HONG KONG Shanghai Fosun Pharmaceutical Group Co. Ltd. has made progress on its proposed purchase of the majority stake in India's Gland Pharma Ltd., with a recent amendment stating it would acquire 74 percent of the interest in the Hyderabad-based pharmaceutical company for $1.09 billion, instead of the original proposed 86 percent for $1.26 billion.
Even after the amendment, the deal would be the largest Chinese acquisition in India. But the adjustment helps the transaction bypass previous regulatory hurdles and gain automatic approval. (See BioWorld Today, July 29, 2016.)
The purchase will cover the 36 percent "significant minority stake" held by investment firm Kohlberg Kravis Roberts (KKR) Asia Ltd. The total purchase amount also includes a "contingent consideration" of no more than $25 million for the launch of Gland's enoxaparin, an anticoagulant product used to prevent blood clots.
Anita Davis, vice president of public affairs at KKR, told BioWorld Asia that she believes the two companies involved share a "great synergy."

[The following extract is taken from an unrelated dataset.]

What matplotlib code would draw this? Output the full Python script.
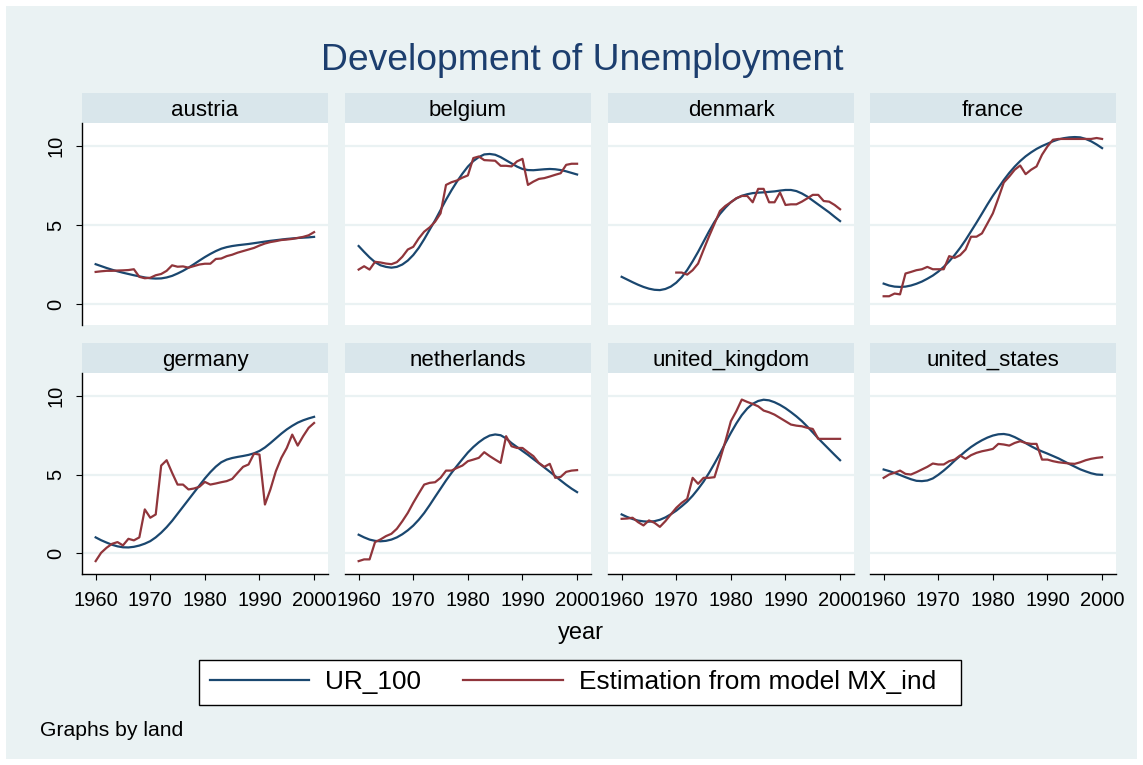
import matplotlib
matplotlib.use("Agg")
import matplotlib.pyplot as plt
from matplotlib.patches import Rectangle

plt.rcParams['font.family'] = ['Liberation Sans', 'DejaVu Sans']

# Data
years = list(range(1960, 2001))
countries = ['austria', 'belgium', 'denmark', 'france',
             'germany', 'netherlands', 'united_kingdom', 'united_states']

austria_ur = [2.52, 2.40, 2.28, 2.17, 2.07, 1.98, 1.90, 1.82, 1.75, 1.68, 1.63, 1.61, 1.62, 1.68,
              1.78, 1.93, 2.10, 2.30, 2.52, 2.75, 2.97, 3.17, 3.35, 3.50, 3.60, 3.67, 3.72, 3.76,
              3.80, 3.85, 3.90, 3.95, 4.00, 4.04, 4.08, 4.12, 4.15, 4.18, 4.20, 4.22, 4.25]
austria_est = [2.03, 2.07, 2.10, 2.10, 2.12, 2.13, 2.15, 2.20, 1.72, 1.63, 1.66, 1.82, 1.90, 2.10,
               2.45, 2.36, 2.38, 2.30, 2.40, 2.50, 2.55, 2.55, 2.85, 2.88, 3.03, 3.12, 3.25, 3.35,
               3.45, 3.55, 3.70, 3.83, 3.92, 3.98, 4.05, 4.08, 4.12, 4.18, 4.25, 4.35, 4.55]

belgium_ur = [3.67, 3.30, 2.95, 2.65, 2.45, 2.35, 2.30, 2.35, 2.50, 2.75, 3.10, 3.55, 4.10, 4.70,
              5.30, 5.95, 6.60, 7.20, 7.75, 8.25, 8.70, 9.05, 9.30, 9.47, 9.50, 9.45, 9.30, 9.10,
              8.90, 8.70, 8.55, 8.48, 8.47, 8.50, 8.53, 8.55, 8.53, 8.48, 8.40, 8.30, 8.20]
belgium_est = [2.18, 2.39, 2.18, 2.67, 2.63, 2.56, 2.52, 2.65, 2.99, 3.45, 3.62, 4.15, 4.58, 4.85,
               5.21, 5.74, 7.54, 7.71, 7.82, 8.00, 8.14, 9.24, 9.34, 9.11, 9.09, 9.07, 8.75, 8.75,
               8.71, 9.03, 9.19, 7.54, 7.75, 7.92, 7.97, 8.07, 8.18, 8.28, 8.81, 8.88, 8.88]

denmark_ur = [1.72, 1.55, 1.38, 1.22, 1.08, 0.97, 0.90, 0.88, 0.95, 1.10, 1.35, 1.70, 2.15, 2.70,
              3.30, 3.95, 4.60, 5.20, 5.70, 6.10, 6.45, 6.68, 6.85, 6.95, 7.02, 7.05, 7.07, 7.10,
              7.13, 7.18, 7.22, 7.22, 7.15, 7.00, 6.80, 6.55, 6.30, 6.05, 5.80, 5.52, 5.25]
denmark_est = [None] * 10 + [1.99, 1.99, 1.86, 2.14, 2.56, 3.43, 4.28, 5.08, 5.89, 6.21, 6.44,
                             6.70, 6.84, 6.84, 6.44, 7.29, 7.29, 6.44, 6.44, 7.06, 6.27, 6.31,
                             6.31, 6.48, 6.69, 6.91, 6.91, 6.52, 6.48, 6.27, 6.00]

france_ur = [1.29, 1.17, 1.10, 1.08, 1.10, 1.17, 1.28, 1.42, 1.60, 1.80, 2.05, 2.35, 2.70, 3.10,
             3.55, 4.05, 4.60, 5.15, 5.72, 6.30, 6.85, 7.35, 7.85, 8.30, 8.70, 9.05, 9.35, 9.60,
             9.82, 10.00, 10.15, 10.30, 10.42, 10.50, 10.55, 10.57, 10.55, 10.45, 10.30, 10.10, 9.87]
france_est = [0.49, 0.49, 0.66, 0.61, 1.93, 2.03, 2.14, 2.20, 2.35, 2.20, 2.20, 2.20, 3.03, 2.92,
              3.09, 3.45, 4.26, 4.26, 4.47, 5.10, 5.74, 6.69, 7.69, 8.07, 8.50, 8.77, 8.22, 8.50,
              8.71, 9.45, 9.98, 10.40, 10.45, 10.45, 10.45, 10.45, 10.45, 10.45, 10.45, 10.51, 10.45]

germany_ur = [1.00, 0.82, 0.67, 0.53, 0.43, 0.37, 0.36, 0.40, 0.48, 0.60, 0.76, 1.00, 1.30, 1.65,
              2.05, 2.50, 2.95, 3.40, 3.85, 4.30, 4.75, 5.15, 5.50, 5.78, 5.95, 6.05, 6.12, 6.18,
              6.25, 6.35, 6.50, 6.72, 7.00, 7.30, 7.60, 7.87, 8.10, 8.30, 8.45, 8.57, 8.67]
germany_est = [-0.51, 0.02, 0.34, 0.59, 0.70, 0.49, 0.91, 0.81, 1.00, 2.78, 2.25, 2.46, 5.57, 5.91,
               5.11, 4.36, 4.36, 4.05, 4.11, 4.22, 4.53, 4.36, 4.43, 4.51, 4.58, 4.72, 5.11, 5.49,
               5.64, 6.33, 6.27, 3.09, 4.05, 5.21, 6.06, 6.69, 7.54, 6.84, 7.44, 7.97, 8.28]

netherlands_ur = [1.17, 1.00, 0.86, 0.78, 0.75, 0.78, 0.86, 1.00, 1.20, 1.45, 1.75, 2.12, 2.55, 3.05,
                  3.58, 4.10, 4.62, 5.10, 5.55, 5.98, 6.40, 6.75, 7.05, 7.30, 7.48, 7.55, 7.50, 7.30,
                  7.00, 6.75, 6.50, 6.25, 5.98, 5.72, 5.45, 5.18, 4.90, 4.62, 4.35, 4.10, 3.88]
netherlands_est = [-0.51, -0.40, -0.40, 0.70, 0.87, 1.08, 1.23, 1.55, 2.03, 2.56, 3.20, 3.79, 4.36,
                   4.47, 4.51, 4.79, 5.25, 5.25, 5.42, 5.57, 5.85, 5.95, 6.06, 6.42, 6.17, 5.95, 5.74,
                   7.44, 6.80, 6.69, 6.69, 6.42, 6.17, 5.74, 5.49, 5.68, 4.79, 4.85, 5.17, 5.25, 5.28]

uk_ur = [2.46, 2.30, 2.17, 2.07, 2.02, 2.00, 2.03, 2.12, 2.27, 2.47, 2.70, 2.98, 3.28, 3.65,
         4.08, 4.55, 5.10, 5.70, 6.33, 7.00, 7.65, 8.25, 8.78, 9.20, 9.50, 9.68, 9.76, 9.72,
         9.60, 9.43, 9.22, 8.97, 8.70, 8.40, 8.05, 7.68, 7.30, 6.95, 6.60, 6.25, 5.91]
uk_est = [2.18, 2.20, 2.25, 1.97, 1.76, 2.08, 1.93, 1.67, 2.03, 2.46, 2.88, 3.20, 3.45, 4.79,
          4.41, 4.79, 4.79, 4.83, 5.95, 7.12, 8.39, 9.03, 9.77, 9.62, 9.49, 9.34, 9.07, 8.96,
          8.81, 8.60, 8.39, 8.18, 8.11, 8.07, 7.97, 7.90, 7.27, 7.27, 7.27, 7.27, 7.27]

us_ur = [5.32, 5.22, 5.10, 4.97, 4.83, 4.70, 4.60, 4.58, 4.62, 4.75, 4.98, 5.25, 5.55, 5.88,
         6.18, 6.48, 6.75, 6.98, 7.18, 7.35, 7.48, 7.56, 7.58, 7.52, 7.38, 7.20, 7.00, 6.80,
         6.62, 6.47, 6.33, 6.18, 6.03, 5.85, 5.67, 5.50, 5.33, 5.20, 5.08, 5.00, 4.98]
us_est = [4.79, 5.00, 5.11, 5.25, 5.04, 5.00, 5.15, 5.32, 5.49, 5.70, 5.64, 5.64, 5.85, 5.95,
          6.21, 6.00, 6.23, 6.38, 6.48, 6.55, 6.63, 6.95, 6.91, 6.84, 7.01, 7.12, 7.01, 6.95,
          6.95, 5.95, 5.95, 5.85, 5.78, 5.74, 5.70, 5.68, 5.78, 5.91, 6.00, 6.06, 6.10]

ur_series = [austria_ur, belgium_ur, denmark_ur, france_ur,
             germany_ur, netherlands_ur, uk_ur, us_ur]
est_series = [austria_est, belgium_est, denmark_est, france_est,
              germany_est, netherlands_est, uk_est, us_est]

W, H = 1143, 765
bg = '#EAF2F3'
strip = '#D9E6EB'
navy = '#1A476F'
maroon = '#90353B'


def rect(x0, y0, x1, y1):
    # pixel box (top-left origin) -> figure fraction
    return [x0 / W, 1 - y1 / H, (x1 - x0) / W, (y1 - y0) / H]


fig = plt.figure(figsize=(W / 100, H / 100), dpi=100)
fig.patch.set_facecolor('white')
fig.patches.append(Rectangle((6 / W, 6 / H), 1 - 12 / W, 1 - 12 / H, transform=fig.transFigure,
                             facecolor=bg, edgecolor='none', zorder=-10))

col_x = [82, 345, 608, 870]
panel_w = 246
row_y = [(93, 123, 325), (343, 373, 574)]

for i, name in enumerate(countries):
    r, c = divmod(i, 4)
    x0 = col_x[c]
    x1 = x0 + panel_w
    hy0, py0, py1 = row_y[r]

    # strip header
    hax = fig.add_axes(rect(x0, hy0, x1, py0))
    hax.set_facecolor(strip)
    hax.set_xticks([])
    hax.set_yticks([])
    for s in hax.spines.values():
        s.set_visible(False)
    hax.text(0.5, 0.23, name, ha='center', va='baseline', fontsize=16, transform=hax.transAxes)

    ax = fig.add_axes(rect(x0, py0, x1, py1))
    ax.set_facecolor('white')
    ax.plot(years, ur_series[i], color=navy, lw=1.6, zorder=3)
    est = est_series[i]
    ex = [y for y, v in zip(years, est) if v is not None]
    ey = [v for v in est if v is not None]
    ax.plot(ex, ey, color=maroon, lw=1.6, zorder=4)

    ax.set_xlim(1957.5, 2002.55)
    ax.set_ylim(-1.33, 11.46)
    ax.set_yticks([0, 5, 10])
    ax.set_xticks([1960, 1970, 1980, 1990, 2000])
    ax.yaxis.grid(True, color=bg, lw=1.6)
    ax.set_axisbelow(True)
    for s in ax.spines.values():
        s.set_visible(False)

    if c == 0:
        ax.spines['left'].set_visible(True)
        ax.spines['left'].set_linewidth(1.0)
        ax.tick_params(axis='y', length=4, width=0.8, pad=8, labelsize=14.5)
        for lab in ax.get_yticklabels():
            lab.set_rotation(90)
            lab.set_va('center')
    else:
        ax.tick_params(axis='y', length=0, labelleft=False)

    if r == 1:
        ax.spines['bottom'].set_visible(True)
        ax.spines['bottom'].set_linewidth(1.0)
        ax.tick_params(axis='x', length=4, width=0.8, pad=8, labelsize=14.5)
    else:
        ax.tick_params(axis='x', length=0, labelbottom=False)

fig.text(582 / W, 1 - 60 / H, 'Development of Unemployment', ha='center', va='center',
         fontsize=26.8, color='#1C3E6E')
fig.text(581 / W, 1 - 633 / H, 'year', ha='center', va='center', fontsize=17)
fig.text(40 / W, 1 - 731 / H, 'Graphs by land', ha='left', va='center', fontsize=15.2)

handles = [plt.Line2D([], [], color=navy, lw=1.6),
           plt.Line2D([], [], color=maroon, lw=1.6)]
leg = fig.legend(handles, ['UR_100', 'Estimation from model MX_ind  '], ncol=2,
                 loc='center', bbox_to_anchor=(580 / W, 1 - 682 / H), fontsize=18.9,
                 frameon=True, fancybox=False, edgecolor='black', facecolor='white',
                 framealpha=1, handlelength=3.8, handletextpad=0.6, columnspacing=1.6,
                 borderpad=0.4, borderaxespad=0)
leg.get_frame().set_linewidth(1.0)

fig.savefig('out.png', dpi=100, facecolor=fig.get_facecolor())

"We have invested in Gland since June 2014 and we believe that with its international footprint and high quality operating momentum in health care, Fosun would be the ideal partner to help [Gland] take their R&D efforts to the next level," she said.
KKR had acquired its stake in the company for $200 million it's now valued at around $540 million. That rise can be attributed to Gland's investment in a new manufacturing plant, significant optimization of existing facilities, enhanced R&D spend and focus, and its ability to file and own more intellectual property.
For Fosun, the acquisition would help cover an area that the China company's portfolio lacks, giving it better access in the Indian and U.S. markets. Gland produces a stable of generic injectable medicines and runs facilities approved to manufacture products for the U.S. market.
Upon close of the deal, Gland, meanwhile, would be able to manufacture and sell some of Fosun's biosimilar drugs for the Indian market. And Gland would improve its position in markets such as Africa, where it is currently reliant on third parties. The company will retain its existing management to oversee the day-to-day operations.
Davis also revealed that the completion date for the transaction had been given an extension, with the deal "to be closed sometime in early October."
The conclusion to the agreement comes after a series of delays.
Early last month, Fosun's initial $1.26 billion purchase proposal of an 86 percent stake in Gland came into jeopardy. Reports were circulating in the industry that the Indian Cabinet Committee on Economic Affairs, chaired by Prime Minister Narendra Modi, might not grant approval to the transaction.
That came against a backdrop of political tension between the two countries over a renewed spat regarding territory in a remote area of the Himalayas, leading observers to speculate that it may have played a part in the delay. It is one of the most serious confrontations between the two Asian giants since a border war in 1962.
Yi Wang, a partner at Norton Rose Fulbright's Beijing office, had conceded to BioWorld Asia that it might have been the case.
"It's possible that cross-border political tensions may affect business deals, as behind-the-scenes, internal pressure could have created greater scrutiny and delayed a green light for the agreement," said Wang.
The agreement had already received approval from Chinese authorities; a thumbs-up from the Indian Cabinet Committee on Economic Affairs, which has the power to block purchases of more than 75 percent in certain types of companies, would have sealed the deal. The amended agreement allows for automatic approval.
The move also comes in the nick of time before the expiry of other global approvals, such as anti-trust filings in the U.S. and India as well approvals from Chinese authorities.
Securing domestic approval might be more challenging as Chinese authorities are clamping down on cross-border investments. Last month, China issued a formal guidance for outbound direct investments by Chinese companies, classifying them into three groups: encouraged, restricted and prohibited. The aim is to discourage investments that are counter to China's national interests or "irrational" risk taking by Chinese conglomerates amidst increasing scrutiny by the government and the public.
Chinese billionaire Guangchang Guo, who heads parent company Fosun International Ltd., has had to defend his previous acquisitions, which include French margarine maker St-Hubert.
According to data from financial market platform Dealogic, Fosun has spent about $11 billion in outbound mergers and acquisitions since 2011. The deals in that period cover a wide range of areas, from real estate like the One Chase Manhattan Plaza building to entertainment companies such as Cirque du Soleil.